What is required =
Transcribe all of the material exactly. Any picture in it should be left out.

** Start Dataset extract **

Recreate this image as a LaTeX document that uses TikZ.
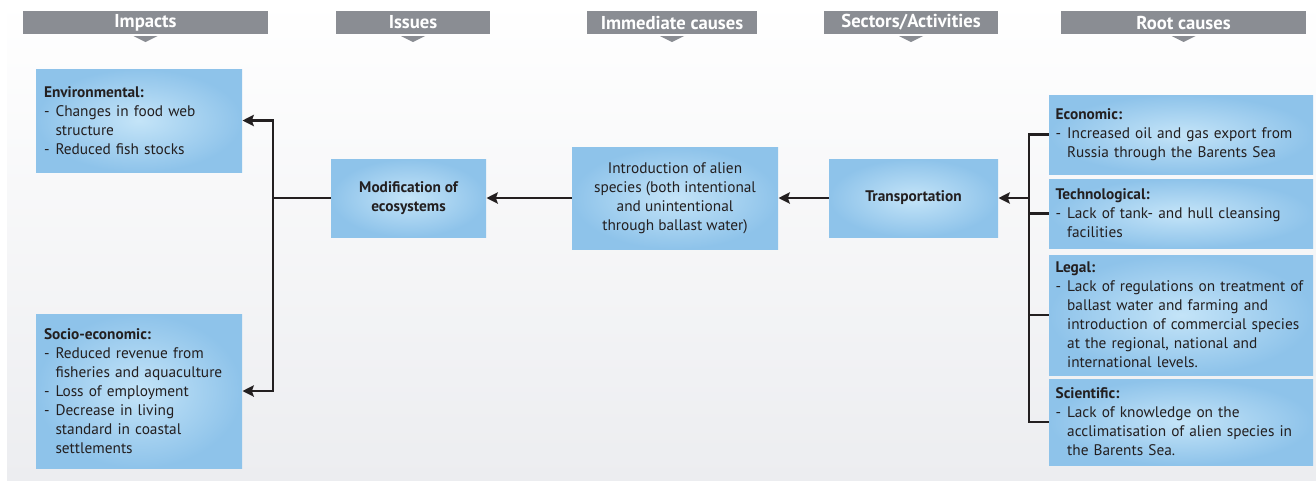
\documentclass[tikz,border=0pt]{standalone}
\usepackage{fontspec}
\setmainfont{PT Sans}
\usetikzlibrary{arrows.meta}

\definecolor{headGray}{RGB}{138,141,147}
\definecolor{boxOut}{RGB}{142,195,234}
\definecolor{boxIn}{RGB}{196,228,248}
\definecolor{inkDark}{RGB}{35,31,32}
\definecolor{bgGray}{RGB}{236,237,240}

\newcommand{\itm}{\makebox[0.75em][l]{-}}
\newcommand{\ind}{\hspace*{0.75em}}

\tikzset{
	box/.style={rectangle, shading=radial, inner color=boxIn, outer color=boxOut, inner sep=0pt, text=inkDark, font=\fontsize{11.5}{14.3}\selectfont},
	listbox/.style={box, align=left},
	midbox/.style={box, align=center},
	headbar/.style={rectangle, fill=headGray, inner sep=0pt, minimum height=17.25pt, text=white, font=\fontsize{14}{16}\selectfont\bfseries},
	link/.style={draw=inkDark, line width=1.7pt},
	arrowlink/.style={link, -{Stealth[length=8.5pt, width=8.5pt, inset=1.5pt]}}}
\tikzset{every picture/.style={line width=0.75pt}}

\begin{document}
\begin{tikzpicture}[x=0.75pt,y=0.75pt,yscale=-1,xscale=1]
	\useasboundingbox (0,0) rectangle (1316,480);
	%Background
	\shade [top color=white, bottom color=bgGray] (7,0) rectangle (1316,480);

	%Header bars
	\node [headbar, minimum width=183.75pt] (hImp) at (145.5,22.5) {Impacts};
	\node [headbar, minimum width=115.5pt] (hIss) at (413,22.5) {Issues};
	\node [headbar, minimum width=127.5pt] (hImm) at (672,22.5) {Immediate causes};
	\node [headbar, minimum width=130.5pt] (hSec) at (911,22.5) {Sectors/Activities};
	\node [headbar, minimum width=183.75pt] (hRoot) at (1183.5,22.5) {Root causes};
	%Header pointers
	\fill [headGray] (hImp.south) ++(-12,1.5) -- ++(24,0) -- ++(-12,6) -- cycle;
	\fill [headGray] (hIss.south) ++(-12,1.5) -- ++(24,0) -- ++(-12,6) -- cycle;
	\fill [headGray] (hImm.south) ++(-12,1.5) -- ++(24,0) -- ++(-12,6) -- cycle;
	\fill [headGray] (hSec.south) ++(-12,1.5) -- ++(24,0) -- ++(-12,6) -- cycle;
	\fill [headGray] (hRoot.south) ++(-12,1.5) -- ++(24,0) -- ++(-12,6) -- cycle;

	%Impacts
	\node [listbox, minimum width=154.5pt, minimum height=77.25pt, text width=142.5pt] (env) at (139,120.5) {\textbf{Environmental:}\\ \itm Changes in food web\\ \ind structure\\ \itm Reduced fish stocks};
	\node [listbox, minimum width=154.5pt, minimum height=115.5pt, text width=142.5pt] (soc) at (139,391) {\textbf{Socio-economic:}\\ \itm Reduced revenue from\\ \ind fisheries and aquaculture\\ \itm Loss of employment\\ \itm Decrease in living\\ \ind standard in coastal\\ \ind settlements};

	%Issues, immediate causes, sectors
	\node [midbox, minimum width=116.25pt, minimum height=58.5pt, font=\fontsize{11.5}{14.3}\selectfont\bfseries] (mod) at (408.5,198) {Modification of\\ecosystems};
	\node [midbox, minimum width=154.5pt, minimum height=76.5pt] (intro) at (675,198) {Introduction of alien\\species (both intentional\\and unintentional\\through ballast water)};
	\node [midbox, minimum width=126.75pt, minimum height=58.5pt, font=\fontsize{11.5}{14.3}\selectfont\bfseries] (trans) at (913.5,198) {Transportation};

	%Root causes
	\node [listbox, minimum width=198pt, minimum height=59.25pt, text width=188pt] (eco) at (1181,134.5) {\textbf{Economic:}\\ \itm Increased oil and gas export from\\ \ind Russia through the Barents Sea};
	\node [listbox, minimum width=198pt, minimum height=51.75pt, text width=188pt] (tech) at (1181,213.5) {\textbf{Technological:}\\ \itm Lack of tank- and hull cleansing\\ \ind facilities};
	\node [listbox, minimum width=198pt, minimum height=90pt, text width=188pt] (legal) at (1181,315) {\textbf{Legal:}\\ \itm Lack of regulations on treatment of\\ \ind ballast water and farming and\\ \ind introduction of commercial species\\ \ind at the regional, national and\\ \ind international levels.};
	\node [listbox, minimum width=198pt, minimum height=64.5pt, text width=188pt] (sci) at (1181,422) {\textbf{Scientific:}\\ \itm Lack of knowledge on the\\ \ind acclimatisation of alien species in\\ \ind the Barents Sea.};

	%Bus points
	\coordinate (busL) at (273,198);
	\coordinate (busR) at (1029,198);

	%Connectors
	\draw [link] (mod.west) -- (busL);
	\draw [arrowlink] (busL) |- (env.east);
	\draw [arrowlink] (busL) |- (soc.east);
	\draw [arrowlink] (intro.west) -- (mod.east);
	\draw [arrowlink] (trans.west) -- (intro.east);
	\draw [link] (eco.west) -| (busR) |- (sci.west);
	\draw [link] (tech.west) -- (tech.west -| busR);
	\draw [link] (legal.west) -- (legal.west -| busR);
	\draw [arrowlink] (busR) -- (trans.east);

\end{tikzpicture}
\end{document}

** End Dataset extract **

Solution for this task =
Recreate this image as a LaTeX document that uses TikZ.
\documentclass[tikz,border=0pt]{standalone}
\usepackage{fontspec}
\setmainfont{PT Sans}
\usetikzlibrary{arrows.meta}

\definecolor{headGray}{RGB}{138,141,147}
\definecolor{boxOut}{RGB}{142,195,234}
\definecolor{boxIn}{RGB}{196,228,248}
\definecolor{inkDark}{RGB}{35,31,32}
\definecolor{bgGray}{RGB}{236,237,240}

\newcommand{\itm}{\makebox[0.75em][l]{-}}
\newcommand{\ind}{\hspace*{0.75em}}

\tikzset{
	box/.style={rectangle, shading=radial, inner color=boxIn, outer color=boxOut, inner sep=0pt, text=inkDark, font=\fontsize{11.5}{14.3}\selectfont},
	listbox/.style={box, align=left},
	midbox/.style={box, align=center},
	headbar/.style={rectangle, fill=headGray, inner sep=0pt, minimum height=17.25pt, text=white, font=\fontsize{14}{16}\selectfont\bfseries},
	link/.style={draw=inkDark, line width=1.7pt},
	arrowlink/.style={link, -{Stealth[length=8.5pt, width=8.5pt, inset=1.5pt]}}}
\tikzset{every picture/.style={line width=0.75pt}}

\begin{document}
\begin{tikzpicture}[x=0.75pt,y=0.75pt,yscale=-1,xscale=1]
	\useasboundingbox (0,0) rectangle (1316,480);
	%Background
	\shade [top color=white, bottom color=bgGray] (7,0) rectangle (1316,480);

	%Header bars
	\node [headbar, minimum width=183.75pt] (hImp) at (145.5,22.5) {Impacts};
	\node [headbar, minimum width=115.5pt] (hIss) at (413,22.5) {Issues};
	\node [headbar, minimum width=127.5pt] (hImm) at (672,22.5) {Immediate causes};
	\node [headbar, minimum width=130.5pt] (hSec) at (911,22.5) {Sectors/Activities};
	\node [headbar, minimum width=183.75pt] (hRoot) at (1183.5,22.5) {Root causes};
	%Header pointers
	\fill [headGray] (hImp.south) ++(-12,1.5) -- ++(24,0) -- ++(-12,6) -- cycle;
	\fill [headGray] (hIss.south) ++(-12,1.5) -- ++(24,0) -- ++(-12,6) -- cycle;
	\fill [headGray] (hImm.south) ++(-12,1.5) -- ++(24,0) -- ++(-12,6) -- cycle;
	\fill [headGray] (hSec.south) ++(-12,1.5) -- ++(24,0) -- ++(-12,6) -- cycle;
	\fill [headGray] (hRoot.south) ++(-12,1.5) -- ++(24,0) -- ++(-12,6) -- cycle;

	%Impacts
	\node [listbox, minimum width=154.5pt, minimum height=77.25pt, text width=142.5pt] (env) at (139,120.5) {\textbf{Environmental:}\\ \itm Changes in food web\\ \ind structure\\ \itm Reduced fish stocks};
	\node [listbox, minimum width=154.5pt, minimum height=115.5pt, text width=142.5pt] (soc) at (139,391) {\textbf{Socio-economic:}\\ \itm Reduced revenue from\\ \ind fisheries and aquaculture\\ \itm Loss of employment\\ \itm Decrease in living\\ \ind standard in coastal\\ \ind settlements};

	%Issues, immediate causes, sectors
	\node [midbox, minimum width=116.25pt, minimum height=58.5pt, font=\fontsize{11.5}{14.3}\selectfont\bfseries] (mod) at (408.5,198) {Modification of\\ecosystems};
	\node [midbox, minimum width=154.5pt, minimum height=76.5pt] (intro) at (675,198) {Introduction of alien\\species (both intentional\\and unintentional\\through ballast water)};
	\node [midbox, minimum width=126.75pt, minimum height=58.5pt, font=\fontsize{11.5}{14.3}\selectfont\bfseries] (trans) at (913.5,198) {Transportation};

	%Root causes
	\node [listbox, minimum width=198pt, minimum height=59.25pt, text width=188pt] (eco) at (1181,134.5) {\textbf{Economic:}\\ \itm Increased oil and gas export from\\ \ind Russia through the Barents Sea};
	\node [listbox, minimum width=198pt, minimum height=51.75pt, text width=188pt] (tech) at (1181,213.5) {\textbf{Technological:}\\ \itm Lack of tank- and hull cleansing\\ \ind facilities};
	\node [listbox, minimum width=198pt, minimum height=90pt, text width=188pt] (legal) at (1181,315) {\textbf{Legal:}\\ \itm Lack of regulations on treatment of\\ \ind ballast water and farming and\\ \ind introduction of commercial species\\ \ind at the regional, national and\\ \ind international levels.};
	\node [listbox, minimum width=198pt, minimum height=64.5pt, text width=188pt] (sci) at (1181,422) {\textbf{Scientific:}\\ \itm Lack of knowledge on the\\ \ind acclimatisation of alien species in\\ \ind the Barents Sea.};

	%Bus points
	\coordinate (busL) at (273,198);
	\coordinate (busR) at (1029,198);

	%Connectors
	\draw [link] (mod.west) -- (busL);
	\draw [arrowlink] (busL) |- (env.east);
	\draw [arrowlink] (busL) |- (soc.east);
	\draw [arrowlink] (intro.west) -- (mod.east);
	\draw [arrowlink] (trans.west) -- (intro.east);
	\draw [link] (eco.west) -| (busR) |- (sci.west);
	\draw [link] (tech.west) -- (tech.west -| busR);
	\draw [link] (legal.west) -- (legal.west -| busR);
	\draw [arrowlink] (busR) -- (trans.east);

\end{tikzpicture}
\end{document}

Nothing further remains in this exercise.